Darrell Etherington reports in Tech Crunch:
Amazon’s Echo is set to get push notifications which would allow it to give you a heads up about activity from its connected services, so it could, for example, tell you when your connected doorbell rings or pipe up and tell you when a loved one’s flight has landed.
The speaker that speaks might soon speak without you speaking to ask it to speak. Amazon’s Echo is set to get push notifications, according to The Information, which would allow it to give you a heads up about activity from its connected services, so it could, for example, tell you when your connected doorbell rings or pipe up and tell you when a loved one’s flight has landed.
Currently, Echo only speaks when spoken to; a user has to use the activation word “Alexa” to prompt it to begin listening for a command or request, and then it’ll respond to said input with its own vocal response. Alexa hasn’t supported the ability to provide any kind of audio notice unprompted as a result of data it receives from a user’s connected services – the closest it comes is being able to sound an alert based on an alarm or timer.
Echo has both audio and visual capabilities, thanks to a light ring that surrounds its upper edge, and The Information suggests Amazon could allow developers access to both for push notifications, so that users can choose how much of an intrusion said notices provide.
Alexa is also a service that exists unbound from the Echo hardware itself, and it’s very possible than any push notification support would extend to other hardware that uses the Alexa API, including the Nucleus smart intercom.
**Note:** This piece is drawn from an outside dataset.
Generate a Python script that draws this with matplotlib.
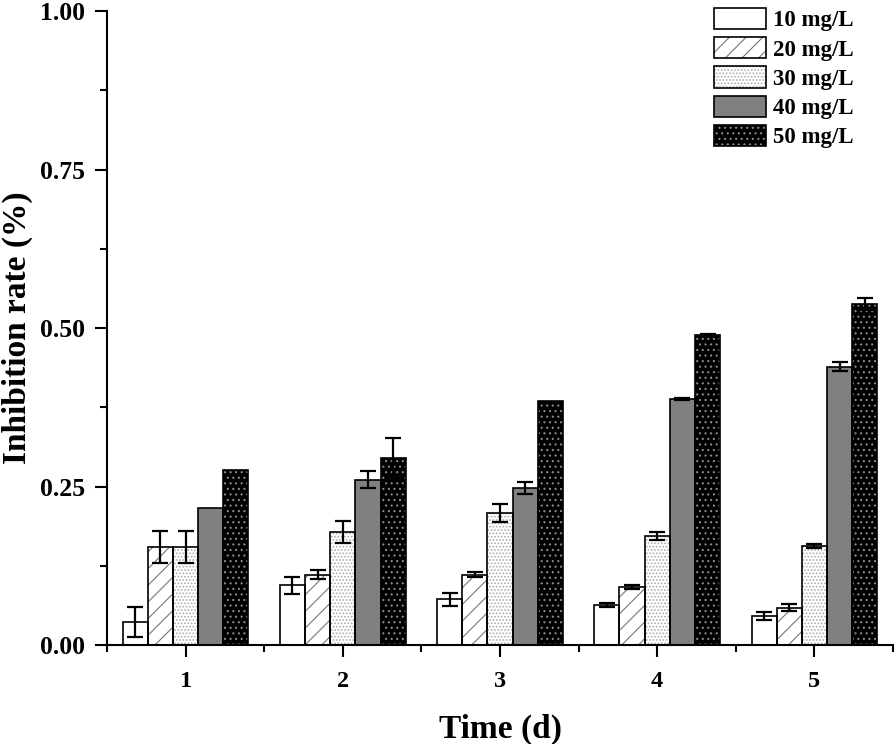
import numpy as np
import matplotlib
matplotlib.use('Agg')
import matplotlib.pyplot as plt
from matplotlib.patches import Patch
from matplotlib.legend_handler import HandlerTuple
from matplotlib.ticker import MultipleLocator, FixedLocator, FormatStrFormatter

plt.rcParams['font.family'] = ['Liberation Serif', 'DejaVu Serif']
plt.rcParams['font.weight'] = 'bold'
plt.rcParams['hatch.linewidth'] = 0.8

# 数据
days = [1, 2, 3, 4, 5]
labels = ['10 mg/L', '20 mg/L', '30 mg/L', '40 mg/L', '50 mg/L']
d10 = [0.036, 0.094, 0.072, 0.063, 0.046]
e10 = [0.024, 0.014, 0.010, 0.003, 0.006]
d20 = [0.155, 0.111, 0.111, 0.092, 0.059]
e20 = [0.025, 0.007, 0.004, 0.003, 0.006]
d30 = [0.155, 0.178, 0.208, 0.172, 0.156]
e30 = [0.025, 0.017, 0.014, 0.006, 0.003]
d40 = [0.216, 0.261, 0.248, 0.388, 0.439]
e40 = [0.0, 0.014, 0.009, 0.002, 0.007]
d50 = [0.276, 0.295, 0.385, 0.489, 0.538]
e50 = [0.0, 0.032, 0.0, 0.002, 0.010]

series = [d10, d20, d30, d40, d50]
errors = [e10, e20, e30, e40, e50]
# 填充样式: 底色, 图案, 图案颜色
styles = [
    ('white', '', 'black'),
    ('white', '//', '#777777'),
    ('white', '.....', '#aaaaaa'),
    ('#808080', '', 'black'),
    ('black', '...', '#8a8a8a'),
]

fig = plt.figure(figsize=(8.96, 7.44), dpi=100)
ax = fig.add_axes([0.1194, 0.133, 0.8773, 0.852])

x = np.array(days, dtype=float)
w = 0.16
handles = []
for i, (vals, errs, (fc, hatch, hc)) in enumerate(zip(series, errors, styles)):
    pos = x + (i - 2) * w
    # 先画图案, 再画黑色边框
    ax.bar(pos, vals, w, color=fc, hatch=hatch, edgecolor=hc, linewidth=0, zorder=2)
    ax.bar(pos, vals, w, fill=False, edgecolor='black', linewidth=1.2, zorder=3)
    errs = np.array(errs)
    m = errs > 0
    ax.errorbar(pos[m], np.array(vals)[m], yerr=errs[m], fmt='none', ecolor='black',
                elinewidth=1.6, capsize=5.5, capthick=1.6, zorder=4)
    h1 = Patch(facecolor=fc, hatch=hatch, edgecolor=hc, linewidth=0)
    h2 = Patch(fill=False, edgecolor='black', linewidth=1.2)
    handles.append((h1, h2))

ax.set_xlim(0.5, 5.5)
ax.set_ylim(0, 1.0)
ax.set_xticks(days)
ax.xaxis.set_minor_locator(FixedLocator([0.5, 1.5, 2.5, 3.5, 4.5, 5.5]))
ax.yaxis.set_major_locator(MultipleLocator(0.25))
ax.yaxis.set_minor_locator(MultipleLocator(0.125))
ax.yaxis.set_major_formatter(FormatStrFormatter('%.2f'))

for s in ['top', 'right']:
    ax.spines[s].set_visible(False)
for s in ['left', 'bottom']:
    ax.spines[s].set_linewidth(1.5)
ax.tick_params(which='major', direction='out', length=8.5, width=1.5, labelsize=18.5)
ax.tick_params(which='minor', direction='out', length=5, width=1.5)
ax.tick_params(axis='y', which='major', pad=7)
ax.tick_params(axis='x', which='major', pad=10.5, labelsize=17.5)

ax.set_xlabel('Time (d)', fontsize=24, fontweight='bold', labelpad=15)
ax.set_ylabel('Inhibition rate (%)', fontsize=24, fontweight='bold', labelpad=5)

ax.legend(handles, labels, handler_map={tuple: HandlerTuple(ndivide=1, pad=0)},
          loc='upper left', bbox_to_anchor=(0.772, 1.005), borderaxespad=0,
          borderpad=0, frameon=False, fontsize=16.5, handlelength=2.27,
          handleheight=1.05, handletextpad=0.3, labelspacing=0.25)

fig.savefig('out.png', dpi=100)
The Information says the use of push notices would be part of a larger plan to give developers more control of third-party apps and gadgets overall via Echo and Alexa.
Notifications will be a tricky thing to get right on Echo, since a push alert with voice in a device with no display is a very different thing from a subtle vibration or screen-based alert on a smartphone. Still, it’s a feature that could do very well provided the user has total and intuitive control over when they’re alerted, and how.